Supplied information

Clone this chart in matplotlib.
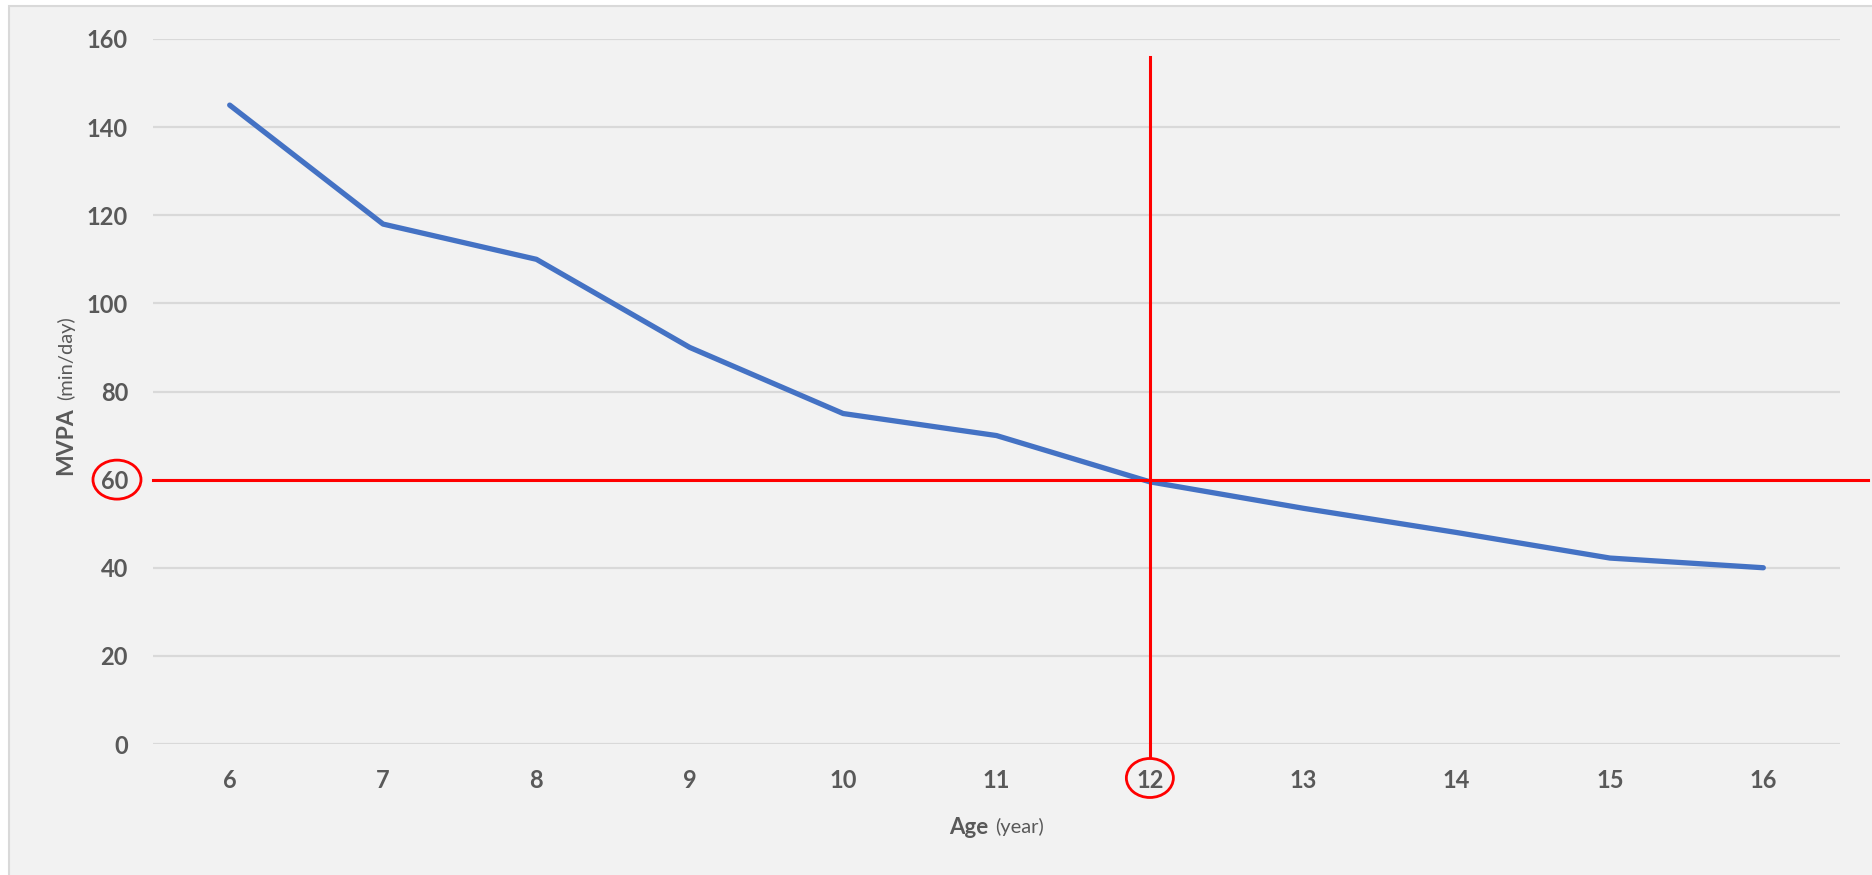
import matplotlib.pyplot as plt
from matplotlib.patches import Ellipse, Rectangle

ages = [6, 7, 8, 9, 10, 11, 12, 13, 14, 15, 16]
mvpa = [145, 118, 110, 90, 75, 70, 59.5, 53.5, 48, 42.2, 40]
yticks = [0, 20, 40, 60, 80, 100, 120, 140, 160]
threshold_age = 12
threshold_mvpa = 60

text_col = '#595959'
grid_col = '#d9d9d9'
bg = '#f2f2f2'
plt.rcParams['font.family'] = ['Lato', 'DejaVu Sans']

W, H = 1872, 875
fig = plt.figure(figsize=(W / 100, H / 100), dpi=100, facecolor='white')
# chart frame (left and top border visible)
fig.patches.append(Rectangle((9 / W, -0.01), 1.01, 1 - 6 / H + 0.01, transform=fig.transFigure,
                             facecolor=bg, edgecolor=grid_col, linewidth=1.5, zorder=-1))

ax = fig.add_axes([153 / W, 1 - 744 / H, (1840 - 153) / W, (744 - 39) / H])
ax.set_facecolor('none')
ax.set_xlim(5.5, 16.5)
ax.set_ylim(0, 160)
ax.set_yticks(yticks)
ax.set_xticks(ages)
for s in ax.spines.values():
    s.set_visible(False)
ax.grid(axis='y', color=grid_col, linewidth=1.6, zorder=0)
ax.set_axisbelow(True)
ax.tick_params(length=0, labelsize=17, labelcolor=text_col, pad=18)
for lab in ax.get_xticklabels() + ax.get_yticklabels():
    lab.set_fontweight('bold')

ax.plot(ages, mvpa, color='#4472c4', linewidth=3.8, solid_capstyle='round', zorder=3)

# red threshold lines
ax.plot([5.5, 16.68], [threshold_mvpa, threshold_mvpa], color='red', linewidth=2.2,
        clip_on=False, zorder=4)
ax.plot([threshold_age, threshold_age], [-2.9, 156], color='red', linewidth=2.2,
        clip_on=False, zorder=4)

# circles around the tick labels
px_x = 1 / 153.3
px_y = 160 / 705
ax.add_patch(Ellipse((5.5 + (117 - 153) * px_x, threshold_mvpa), 48 * px_x, 39 * px_y,
                     fill=False, edgecolor='red', linewidth=2, clip_on=False))
ax.add_patch(Ellipse((threshold_age, -(778 - 744) * px_y), 47 * px_x, 39 * px_y,
                     fill=False, edgecolor='red', linewidth=2, clip_on=False))

# axis titles
fig.text(988 / W, 1 - 827 / H, 'Age', fontsize=16, fontweight='bold', color=text_col,
         ha='right', va='center')
fig.text(995 / W, 1 - 827 / H, '(year)', fontsize=14.5, color=text_col,
         ha='left', va='center')
fig.text(66 / W, 1 - 441 / H, 'MVPA', fontsize=16.5, fontweight='bold', color=text_col,
         ha='center', va='center', rotation=90)
fig.text(66 / W, 1 - 358 / H, '(min/day)', fontsize=14.5, color=text_col,
         ha='center', va='center', rotation=90)

fig.savefig('out.png', dpi=100, facecolor='white')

Aim
Starting at the first line of the material, output exactly the lines up to and including the one with "facecolor=bg, edgecolor=grid_col, linewidth=1.5, zorder=-1))". Do not include the pictures.

Answer to this problem
Clone this chart in matplotlib.
import matplotlib.pyplot as plt
from matplotlib.patches import Ellipse, Rectangle

ages = [6, 7, 8, 9, 10, 11, 12, 13, 14, 15, 16]
mvpa = [145, 118, 110, 90, 75, 70, 59.5, 53.5, 48, 42.2, 40]
yticks = [0, 20, 40, 60, 80, 100, 120, 140, 160]
threshold_age = 12
threshold_mvpa = 60

text_col = '#595959'
grid_col = '#d9d9d9'
bg = '#f2f2f2'
plt.rcParams['font.family'] = ['Lato', 'DejaVu Sans']

W, H = 1872, 875
fig = plt.figure(figsize=(W / 100, H / 100), dpi=100, facecolor='white')
# chart frame (left and top border visible)
fig.patches.append(Rectangle((9 / W, -0.01), 1.01, 1 - 6 / H + 0.01, transform=fig.transFigure,
                             facecolor=bg, edgecolor=grid_col, linewidth=1.5, zorder=-1))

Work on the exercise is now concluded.